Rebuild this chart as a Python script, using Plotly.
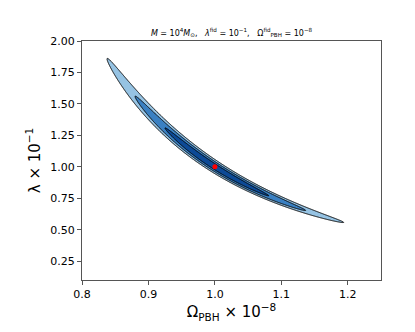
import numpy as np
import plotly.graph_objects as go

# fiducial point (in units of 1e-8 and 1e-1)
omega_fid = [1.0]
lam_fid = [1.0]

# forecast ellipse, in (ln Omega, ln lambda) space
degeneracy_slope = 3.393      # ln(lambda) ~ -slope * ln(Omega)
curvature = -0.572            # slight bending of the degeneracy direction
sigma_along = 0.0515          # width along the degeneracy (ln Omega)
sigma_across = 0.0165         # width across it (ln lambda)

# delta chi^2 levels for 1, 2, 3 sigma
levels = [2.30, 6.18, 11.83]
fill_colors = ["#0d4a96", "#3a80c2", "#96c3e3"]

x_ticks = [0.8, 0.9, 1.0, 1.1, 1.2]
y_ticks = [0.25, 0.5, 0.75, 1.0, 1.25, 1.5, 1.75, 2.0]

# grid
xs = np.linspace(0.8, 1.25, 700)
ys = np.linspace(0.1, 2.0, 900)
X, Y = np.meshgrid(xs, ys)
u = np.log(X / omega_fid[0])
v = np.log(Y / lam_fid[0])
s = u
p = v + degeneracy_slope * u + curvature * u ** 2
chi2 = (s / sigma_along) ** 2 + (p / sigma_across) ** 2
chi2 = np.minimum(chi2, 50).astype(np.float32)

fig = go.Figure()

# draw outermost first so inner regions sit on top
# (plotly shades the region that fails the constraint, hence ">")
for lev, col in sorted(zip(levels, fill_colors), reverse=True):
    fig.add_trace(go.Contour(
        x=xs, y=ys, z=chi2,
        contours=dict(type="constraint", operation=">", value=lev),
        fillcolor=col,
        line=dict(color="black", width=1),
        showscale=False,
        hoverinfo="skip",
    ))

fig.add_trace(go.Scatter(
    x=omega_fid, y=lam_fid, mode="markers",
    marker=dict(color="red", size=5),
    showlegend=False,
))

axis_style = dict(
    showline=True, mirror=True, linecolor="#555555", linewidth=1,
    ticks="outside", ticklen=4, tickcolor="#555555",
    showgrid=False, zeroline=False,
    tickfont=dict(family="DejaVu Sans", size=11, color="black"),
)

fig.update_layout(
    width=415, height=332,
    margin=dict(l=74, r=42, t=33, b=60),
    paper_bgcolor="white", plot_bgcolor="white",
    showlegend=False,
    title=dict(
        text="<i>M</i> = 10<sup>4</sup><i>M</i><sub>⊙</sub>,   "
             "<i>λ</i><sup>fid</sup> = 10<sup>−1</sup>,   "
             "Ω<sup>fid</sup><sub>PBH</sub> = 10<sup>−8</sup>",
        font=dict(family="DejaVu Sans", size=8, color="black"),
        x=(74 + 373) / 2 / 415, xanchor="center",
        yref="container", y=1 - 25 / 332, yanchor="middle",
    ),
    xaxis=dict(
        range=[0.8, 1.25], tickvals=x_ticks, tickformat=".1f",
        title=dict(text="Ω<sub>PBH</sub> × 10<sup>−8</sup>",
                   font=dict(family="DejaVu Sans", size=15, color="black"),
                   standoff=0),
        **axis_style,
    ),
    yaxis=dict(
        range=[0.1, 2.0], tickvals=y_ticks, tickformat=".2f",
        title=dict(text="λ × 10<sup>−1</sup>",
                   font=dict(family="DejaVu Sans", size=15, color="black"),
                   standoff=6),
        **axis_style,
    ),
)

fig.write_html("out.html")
****************************************
Set exercise
Copy out all the data exactly; skip the pictures.

In response
Rebuild this chart as a Python script, using Plotly.
import numpy as np
import plotly.graph_objects as go

# fiducial point (in units of 1e-8 and 1e-1)
omega_fid = [1.0]
lam_fid = [1.0]

# forecast ellipse, in (ln Omega, ln lambda) space
degeneracy_slope = 3.393      # ln(lambda) ~ -slope * ln(Omega)
curvature = -0.572            # slight bending of the degeneracy direction
sigma_along = 0.0515          # width along the degeneracy (ln Omega)
sigma_across = 0.0165         # width across it (ln lambda)

# delta chi^2 levels for 1, 2, 3 sigma
levels = [2.30, 6.18, 11.83]
fill_colors = ["#0d4a96", "#3a80c2", "#96c3e3"]

x_ticks = [0.8, 0.9, 1.0, 1.1, 1.2]
y_ticks = [0.25, 0.5, 0.75, 1.0, 1.25, 1.5, 1.75, 2.0]

# grid
xs = np.linspace(0.8, 1.25, 700)
ys = np.linspace(0.1, 2.0, 900)
X, Y = np.meshgrid(xs, ys)
u = np.log(X / omega_fid[0])
v = np.log(Y / lam_fid[0])
s = u
p = v + degeneracy_slope * u + curvature * u ** 2
chi2 = (s / sigma_along) ** 2 + (p / sigma_across) ** 2
chi2 = np.minimum(chi2, 50).astype(np.float32)

fig = go.Figure()

# draw outermost first so inner regions sit on top
# (plotly shades the region that fails the constraint, hence ">")
for lev, col in sorted(zip(levels, fill_colors), reverse=True):
    fig.add_trace(go.Contour(
        x=xs, y=ys, z=chi2,
        contours=dict(type="constraint", operation=">", value=lev),
        fillcolor=col,
        line=dict(color="black", width=1),
        showscale=False,
        hoverinfo="skip",
    ))

fig.add_trace(go.Scatter(
    x=omega_fid, y=lam_fid, mode="markers",
    marker=dict(color="red", size=5),
    showlegend=False,
))

axis_style = dict(
    showline=True, mirror=True, linecolor="#555555", linewidth=1,
    ticks="outside", ticklen=4, tickcolor="#555555",
    showgrid=False, zeroline=False,
    tickfont=dict(family="DejaVu Sans", size=11, color="black"),
)

fig.update_layout(
    width=415, height=332,
    margin=dict(l=74, r=42, t=33, b=60),
    paper_bgcolor="white", plot_bgcolor="white",
    showlegend=False,
    title=dict(
        text="<i>M</i> = 10<sup>4</sup><i>M</i><sub>⊙</sub>,   "
             "<i>λ</i><sup>fid</sup> = 10<sup>−1</sup>,   "
             "Ω<sup>fid</sup><sub>PBH</sub> = 10<sup>−8</sup>",
        font=dict(family="DejaVu Sans", size=8, color="black"),
        x=(74 + 373) / 2 / 415, xanchor="center",
        yref="container", y=1 - 25 / 332, yanchor="middle",
    ),
    xaxis=dict(
        range=[0.8, 1.25], tickvals=x_ticks, tickformat=".1f",
        title=dict(text="Ω<sub>PBH</sub> × 10<sup>−8</sup>",
                   font=dict(family="DejaVu Sans", size=15, color="black"),
                   standoff=0),
        **axis_style,
    ),
    yaxis=dict(
        range=[0.1, 2.0], tickvals=y_ticks, tickformat=".2f",
        title=dict(text="λ × 10<sup>−1</sup>",
                   font=dict(family="DejaVu Sans", size=15, color="black"),
                   standoff=6),
        **axis_style,
    ),
)

fig.write_html("out.html")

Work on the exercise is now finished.